Divisé en trois grandes parties, l’histoire que brosse Jay Lake sait en tous les cas conserver un véritable fil directeur, tout en prenant le temps de s’étoffer ici ou là. A travers ses personnages — les seconds rôles marquants ne manquent pas —, mais aussi tout simplement via les lieux et les codes de ce monde, quand il ne s’agit pas de ses enjeux. Pour autant, il n’est pas seulement question d’un récit introspectif retraçant le passage à l’âge adulte d’une jeune fille ayant dû grandir trop vite…

L’apprentissage ponctué d’épreuves que traverse celle-ci donne en effet lieu à plusieurs séquences d’action de haute volée, qui, n’en doutons pas, devraient contenter les amateurs du genre. Sans pour autant que le rythme en devienne échevelé. La question n’est pas là. Le voyage en lui-même compte finalement plus que ses diverses destinations.

Mais au-delà de tout cela, le roman de Jay Lake ne se refuse jamais à une certaine amertume. Les erreurs se paient. Les regrets ne servent à rien. Le sang et les larmes ne font pas tout. Jade elle-même peut sembler parfois froide, afficher une démarche clinique, mais avec elle, c’est l’émotion qui bouillonne à fleur de peau. Il arrive même qu’elle nous prenne à la gorge sans crier gare au détour de certaines scènes.

Son histoire nous est contée avec talent, l’auteur disposant d’une plume racée, rehaussée de quelques jolies images, parfois audacieuses, mais aussi régulièrement (trop ?) empreintes de tournures de phrases un peu lourdes.

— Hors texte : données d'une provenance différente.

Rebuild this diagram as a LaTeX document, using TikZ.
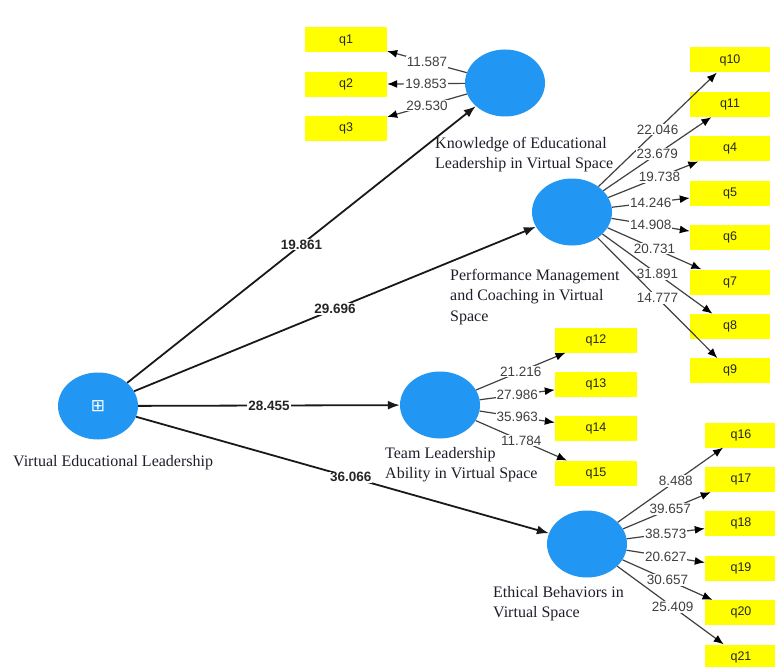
\documentclass[tikz,border=0pt]{standalone}
\usepackage{fontspec}
\setmainfont{Liberation Serif}
\setsansfont{Liberation Sans}
\newfontfamily\symfont{DejaVu Sans}
\usetikzlibrary{arrows.meta,positioning,shapes.geometric}
\definecolor{latentblue}{HTML}{2196F3}
\definecolor{itemyellow}{HTML}{FFFF00}
\definecolor{loadgray}{HTML}{404040}
\definecolor{captext}{HTML}{1E1E2A}

\begin{document}
\begin{tikzpicture}[x=1pt,y=-1pt,node distance=19pt,
  latent/.style={ellipse,fill=latentblue,minimum width=80pt,minimum height=67pt,inner sep=0pt},
  item/.style={fill=itemyellow,minimum width=82pt,minimum height=25pt,inner sep=0pt,
    font=\sffamily\fontsize{12.5}{14}\selectfont,text=black!85},
  path/.style={-{Latex[length=12pt,width=9pt]},line width=1.8pt,black!90},
  load/.style={-{Latex[length=10pt,width=8pt,color=black]},line width=1.2pt,loadgray},
  coef/.style={fill=white,inner sep=1pt,font=\sffamily\bfseries\fontsize{13.5}{15}\selectfont,text=black!85},
  wt/.style={fill=white,inner sep=1pt,font=\sffamily\fontsize{13.5}{15}\selectfont,text=loadgray},
  capt/.style={anchor=north west,align=left,inner sep=0pt,font=\fontsize{16}{20.5}\selectfont,text=captext}]
  \useasboundingbox (0,0) rectangle (775,666);

  % latent variables
  \node[latent] (vel) at (98,406) {};
  \node[text=white,font=\symfont\fontsize{17}{17}\selectfont] (velicon) at (vel) {⊞};
  \node[latent] (know) at (505,83) {};
  \node[latent] (perf) at (572,212) {};
  \node[latent] (team) at (440,405) {};
  \node[latent] (ethic) at (587,544) {};

  \node[capt] (velcap) at (13,455) {Virtual Educational Leadership};
  \node[capt] (knowcap) at (435,137) {Knowledge of Educational\\Leadership in Virtual Space};
  \node[capt] (perfcap) at (450,269) {Performance Management\\and Coaching in Virtual\\Space};
  \node[capt] (teamcap) at (385,447) {Team Leadership\\Ability in Virtual Space};
  \node[capt] (ethiccap) at (493,586) {Ethical Behaviors in\\Virtual Space};

  % indicators
  \node[item] (q1) at (346,40) {q1};
  \node[item,below=of q1] (q2) {q2};
  \node[item,below=of q2] (q3) {q3};

  \node[item,minimum width=80pt] (q10) at (730,60) {q10};
  \node[item,minimum width=80pt,below=of q10] (q11) {q11};
  \node[item,minimum width=80pt,below=of q11] (q4) {q4};
  \node[item,minimum width=80pt,below=of q4] (q5) {q5};
  \node[item,minimum width=80pt,below=of q5] (q6) {q6};
  \node[item,minimum width=80pt,below=of q6] (q7) {q7};
  \node[item,minimum width=80pt,below=of q7] (q8) {q8};
  \node[item,minimum width=80pt,below=of q8] (q9) {q9};

  \node[item] (q12) at (596,340) {q12};
  \node[item,below=of q12] (q13) {q13};
  \node[item,below=of q13] (q14) {q14};
  \node[item,below=of q14] (q15) {q15};

  \node[item,minimum width=72pt] (q16) at (741,435) {q16};
  \node[item,minimum width=72pt,below=of q16] (q17) {q17};
  \node[item,minimum width=72pt,below=of q17] (q18) {q18};
  \node[item,minimum width=72pt,below=of q18] (q19) {q19};
  \node[item,minimum width=72pt,below=of q19] (q20) {q20};
  \node[item,minimum width=72pt,below=of q20] (q21) {q21};

  % structural paths
  \draw[path] (vel) -- node[coef] {19.861} (know);
  \draw[path] (vel) -- node[coef] {29.696} (perf);
  \draw[path] (vel) -- node[coef] {28.455} (team);
  \draw[path] (vel) -- node[coef,pos=0.52] {36.066} (ethic);

  % outer loadings
  \draw[load] (know) -- node[wt] {11.587} (q1);
  \draw[load] (know) -- node[wt] {19.853} (q2);
  \draw[load] (know) -- node[wt] {29.530} (q3);

  \draw[load] (perf) -- node[wt] {22.046} (q10);
  \draw[load] (perf) -- node[wt] {23.679} (q11);
  \draw[load] (perf) -- node[wt,pos=0.57] {19.738} (q4);
  \draw[load] (perf) -- node[wt] {14.246} (q5);
  \draw[load] (perf) -- node[wt] {14.908} (q6);
  \draw[load] (perf) -- node[wt] {20.731} (q7);
  \draw[load] (perf) -- node[wt] {31.891} (q8);
  \draw[load] (perf) -- node[wt] {14.777} (q9);

  \draw[load] (team) -- node[wt] {21.216} (q12);
  \draw[load] (team) -- node[wt] {27.986} (q13);
  \draw[load] (team) -- node[wt] {35.963} (q14);
  \draw[load] (team) -- node[wt] {11.784} (q15);

  \draw[load] (ethic) -- node[wt,pos=0.55] {8.488} (q16);
  \draw[load] (ethic) -- node[wt,pos=0.54] {39.657} (q17);
  \draw[load] (ethic) -- node[wt] {38.573} (q18);
  \draw[load] (ethic) -- node[wt] {20.627} (q19);
  \draw[load] (ethic) -- node[wt] {30.657} (q20);
  \draw[load] (ethic) -- node[wt,pos=0.52] {25.409} (q21);
\end{tikzpicture}
\end{document}
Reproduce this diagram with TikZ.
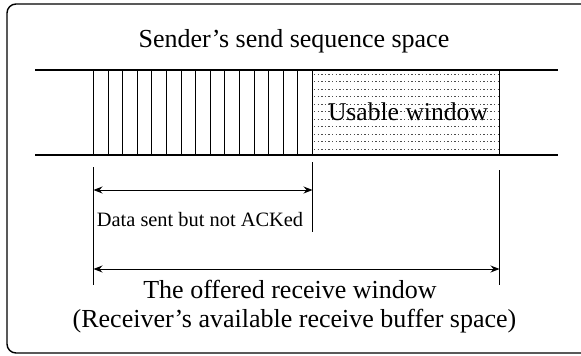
\documentclass[tikz,border=0pt]{standalone}
\usepackage{fontspec}
\setmainfont{Liberation Serif}
\usetikzlibrary{arrows.meta}
\tikzset{
  frame/.style={line width=1.4pt, rounded corners=9pt},
  band/.style={line width=1.2pt},
  hatch/.style={line width=1.2pt},
  tick/.style={line width=1.2pt},
  dots/.style={line width=0.9pt, black!70, dash pattern=on 1.4pt off 2.2pt},
  dim/.style={line width=0.9pt, {Stealth[length=9pt,width=7pt,inset=3pt]}-{Stealth[length=9pt,width=7pt,inset=3pt]}},
  bigtxt/.style={inner sep=0pt, anchor=base, font=\fontsize{26}{30}\selectfont},
  smalltxt/.style={inner sep=0pt, anchor=base, font=\fontsize{20.4}{24}\selectfont},
}
\begin{document}
\begin{tikzpicture}[x=1pt, y=-1pt]
\useasboundingbox (0,0) rectangle (581,356);
% outer frame (right side lies outside the picture)
\draw[frame] (600,4) -- (7,4) -- (7,353) -- (600,353);

% band coordinates
\coordinate (bandTL) at (35,70);
\coordinate (bandTR) at (558,70);
\coordinate (bandBL) at (35,155);
\coordinate (bandBR) at (558,155);

% usable window dots
\foreach \y in {74,81.5,89,96.5,104,111.5,119,126.5,134,141.5,149}
  \draw[dots] (314,\y) -- (498,\y);

% hatched lines (data sent)
\foreach \x in {93.5,108.5,122.5,137.5,151.5,166.5,181.5,195.5,210.5,224.5,239.5,254.5,268.5,283.5,297.5,312.5}
  \draw[hatch] (\x,70) -- (\x,155);
% usable window right edge
\draw[hatch] (499.5,70) -- (499.5,155);

\draw[band] (bandTL) -- (bandTR);
\draw[band] (bandBL) -- (bandBR);

% texts
\node[bigtxt] (title) at (294,47) {Sender's send sequence space};
\node[bigtxt, font=\fontsize{25.6}{30}\selectfont] (usable) at (408,120) {Usable window};
\node[smalltxt] (datasent) at (200,226.5) {Data sent but not ACKed};
\node[bigtxt] (offered) at (290,298) {The offered receive window};
\node[bigtxt] (recv) at (294.5,327) {(Receiver's available receive buffer space)};

% ticks
\coordinate (t1a) at (93.5,167);  \coordinate (t1b) at (93.5,285);
\coordinate (t2a) at (312.5,162); \coordinate (t2b) at (312.5,232);
\coordinate (t3a) at (499.5,170); \coordinate (t3b) at (499.5,285);
\draw[tick] (t1a) -- (t1b);
\draw[tick] (t2a) -- (t2b);
\draw[tick] (t3a) -- (t3b);

% dimension arrows
\coordinate (d1l) at (93.5,190);  \coordinate (d1r) at (312.5,190);
\coordinate (d2l) at (93.5,269);  \coordinate (d2r) at (499.5,269);
\draw[dim] (d1l) -- (d1r);
\draw[dim] (d2l) -- (d2r);
\end{tikzpicture}
\end{document}
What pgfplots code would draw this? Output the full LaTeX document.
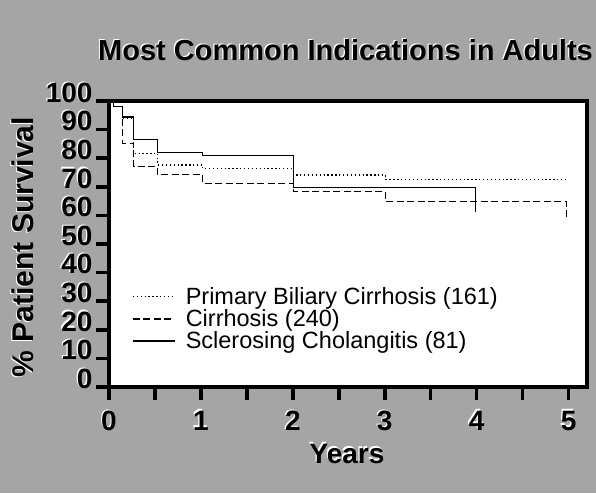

Lake ne s’interdit en tout cas aucun sujet. Le roman est donc avant tout centré sur ses personnages et bien entendu son héroïne en premier lieu, mais sans négliger pour autant tous les autres aspects qui font une bonne histoire.

Reste une conclusion forcément frustrante — on s’attendait à accompagner Jade encore longtemps —, un troisième acte un rien déroutant qui pourrait bien ne pas convaincre tous les lecteurs et s’avère un bon cran en dessous de ce qui précède… Et pourtant, chaque partie du roman aurait presque pu alimenter un livre entier. La richesse de l’univers est là, de même que la complexité des personnages qui le peuplent.

Le poids des enjeux se joue de la légèreté des êtres, de la vacuité des existences. Mais il y a des choses que l’on n’oublie pas, peu importe les vicissitudes du destin. C’est aussi le cas de Jade.